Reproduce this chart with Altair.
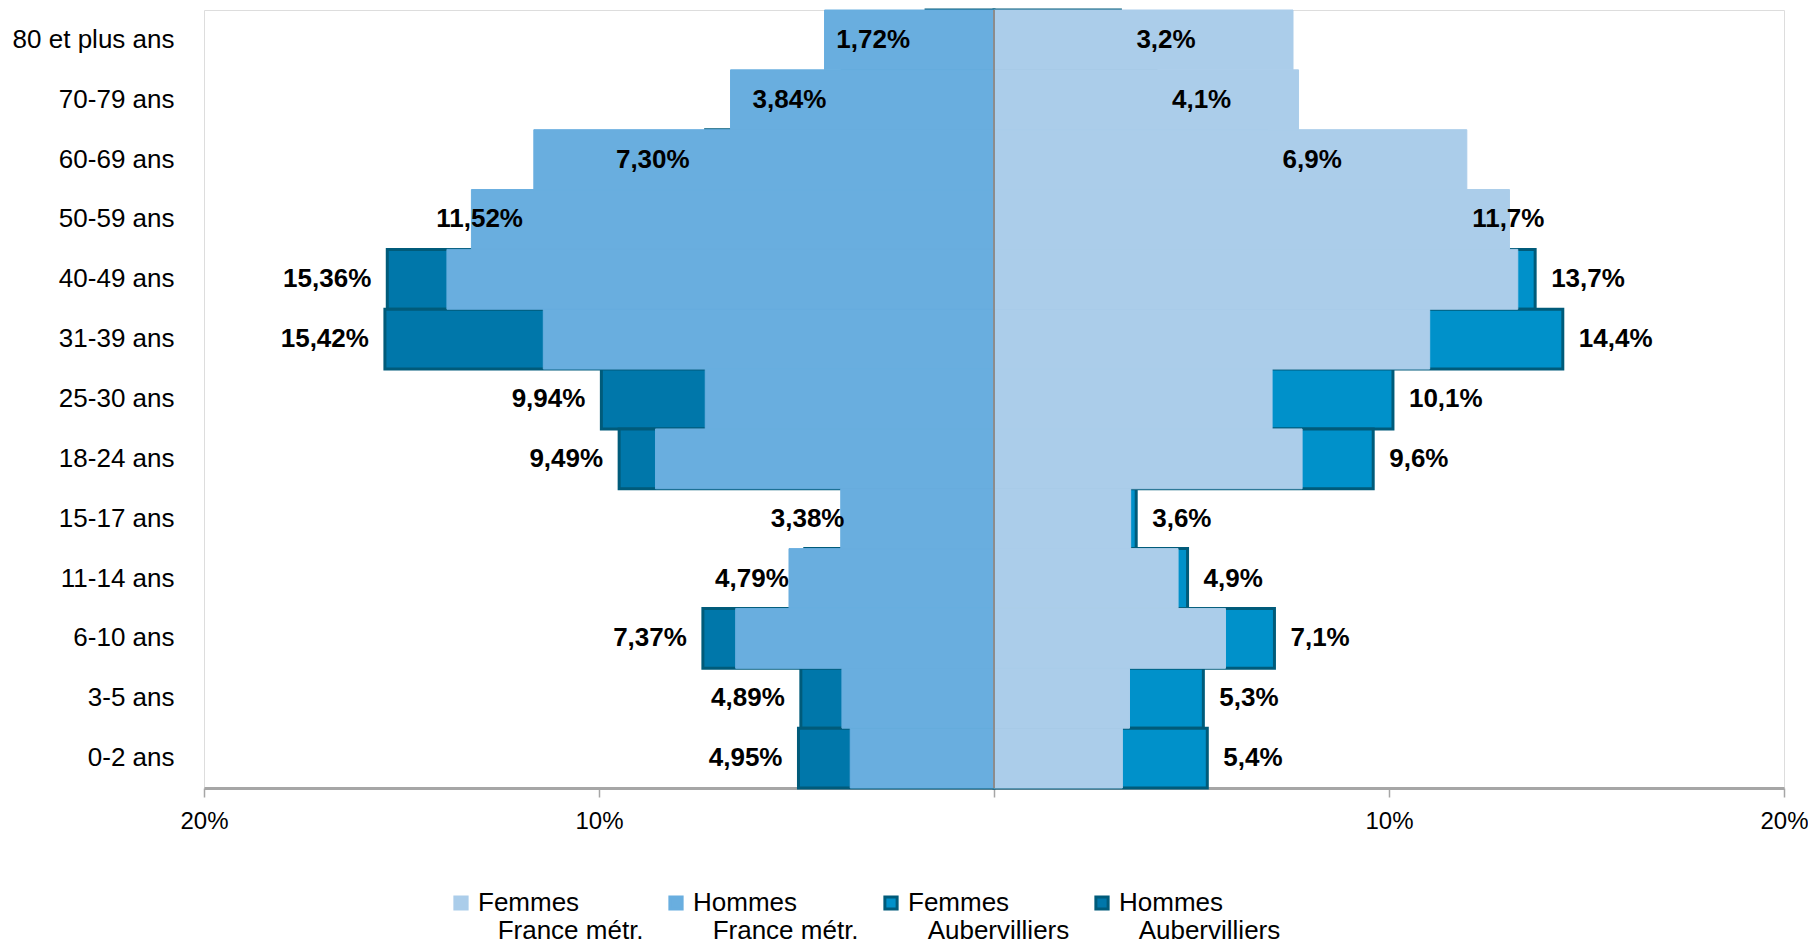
import altair as alt
import pandas as pd

ages = ["80 et plus ans", "70-79 ans", "60-69 ans", "50-59 ans", "40-49 ans",
        "31-39 ans", "25-30 ans", "18-24 ans", "15-17 ans", "11-14 ans",
        "6-10 ans", "3-5 ans", "0-2 ans"]
hommes_aub = [1.72, 3.84, 7.30, 11.52, 15.36, 15.42, 9.94, 9.49, 3.38, 4.79, 7.37, 4.89, 4.95]
femmes_aub = [3.2, 4.1, 6.9, 11.7, 13.7, 14.4, 10.1, 9.6, 3.6, 4.9, 7.1, 5.3, 5.4]
hommes_fr = [4.29, 6.67, 11.65, 13.23, 13.85, 11.41, 7.31, 8.57, 3.88, 5.19, 6.54, 3.85, 3.64]
femmes_fr = [7.57, 7.71, 11.97, 13.05, 13.26, 11.03, 7.04, 7.80, 3.46, 4.66, 5.86, 3.43, 3.25]

series = ["Femmes|France métr.", "Hommes|France métr.",
          "Femmes|Aubervilliers", "Hommes|Aubervilliers"]
fills = ["#ABCDEA", "#69AEDF", "#0091CA", "#0077AA"]
strokes = ["#ABCDEA", "#69AEDF", "#005B7A", "#005B7A"]

rows = []
for i, a in enumerate(ages):
    rows.append({"age": a, "serie": series[0], "value": femmes_fr[i], "grp": "fr"})
    rows.append({"age": a, "serie": series[1], "value": -hommes_fr[i], "grp": "fr"})
    rows.append({"age": a, "serie": series[2], "value": femmes_aub[i], "grp": "aub",
                 "label": f"{femmes_aub[i]:.1f}".replace(".", ",") + "%", "sex": "F"})
    rows.append({"age": a, "serie": series[3], "value": -hommes_aub[i], "grp": "aub",
                 "label": f"{hommes_aub[i]:.2f}".replace(".", ",") + "%", "sex": "H"})
df = pd.DataFrame(rows)

FONT = "Liberation Sans"
indent = "\u200b\u00a0\u00a0\u2009"

y_enc = alt.Y("age:N", sort=ages,
              scale=alt.Scale(paddingInner=0, paddingOuter=0),
              axis=alt.Axis(title=None, domain=False, ticks=False, labelFontSize=26,
                            labelPadding=30, labelColor="#000000", labelFont=FONT))
x_enc = alt.X("value:Q",
              scale=alt.Scale(domain=[-20, 20], nice=False, zero=True),
              axis=alt.Axis(title=None, grid=False, values=[-20, -10, 0, 10, 20],
                            labelExpr="datum.value == 0 ? '' : abs(datum.value) + '%'",
                            labelFlush=False,
                            domainColor="#A6A6A6", domainWidth=3, tickColor="#A6A6A6",
                            tickSize=9, tickWidth=1.5, labelFontSize=24, labelPadding=12,
                            labelColor="#000000", labelFont=FONT))

color_enc = alt.Color("serie:N",
                      scale=alt.Scale(domain=series, range=fills),
                      legend=alt.Legend(
                          title=None, orient="none", legendX=244, legendY=880,
                          direction="horizontal", columns=4, columnPadding=19,
                          symbolType="square", symbolSize=150, symbolStrokeWidth=3,
                          labelFontSize=26, labelFont=FONT, labelColor="#000000",
                          labelOffset=4, labelBaseline="middle", labelLimit=300,
                          labelExpr="[split(datum.label, '|')[0], '" + indent + "' + split(datum.label, '|')[1]]"))
stroke_enc = alt.Stroke("serie:N", scale=alt.Scale(domain=series, range=strokes), legend=None)

base = alt.Chart(df)

aub = base.transform_filter("datum.grp == 'aub'").mark_bar(strokeWidth=3).encode(
    x=x_enc, y=y_enc, color=color_enc, stroke=stroke_enc)
fr = base.transform_filter("datum.grp == 'fr'").mark_bar(strokeWidth=1).encode(
    x=x_enc, y=y_enc, color=color_enc, stroke=stroke_enc)

center = alt.Chart(pd.DataFrame({"value": [0]})).mark_rule(color="#8C8C8C", strokeWidth=2).encode(
    x=alt.X("value:Q"))

txt_h = base.transform_filter("datum.sex == 'H'").mark_text(
    align="right", baseline="middle", dx=-16, fontSize=26, fontWeight="bold", font=FONT,
    color="#000000").encode(x=x_enc, y=y_enc, text="label:N")
txt_f = base.transform_filter("datum.sex == 'F'").mark_text(
    align="left", baseline="middle", dx=16, fontSize=26, fontWeight="bold", font=FONT,
    color="#000000").encode(x=x_enc, y=y_enc, text="label:N")

chart = alt.layer(aub, fr, center, txt_h, txt_f).properties(
    width=1580, height=778,
    autosize=alt.AutoSizeParams(type="none"),
    padding={"left": 196, "top": 2, "right": 24, "bottom": 170},
).configure_view(stroke=None).configure(background="white")

chart.save("out.html", embed_options={"renderer": "svg", "actions": False})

○ ○ ○ ○

→ Exercise requirements
Reproduce the material above exactly, first line through the line that contains "import pandas as pd", minus the pictures.

→ Written reply
Reproduce this chart with Altair.
import altair as alt
import pandas as pd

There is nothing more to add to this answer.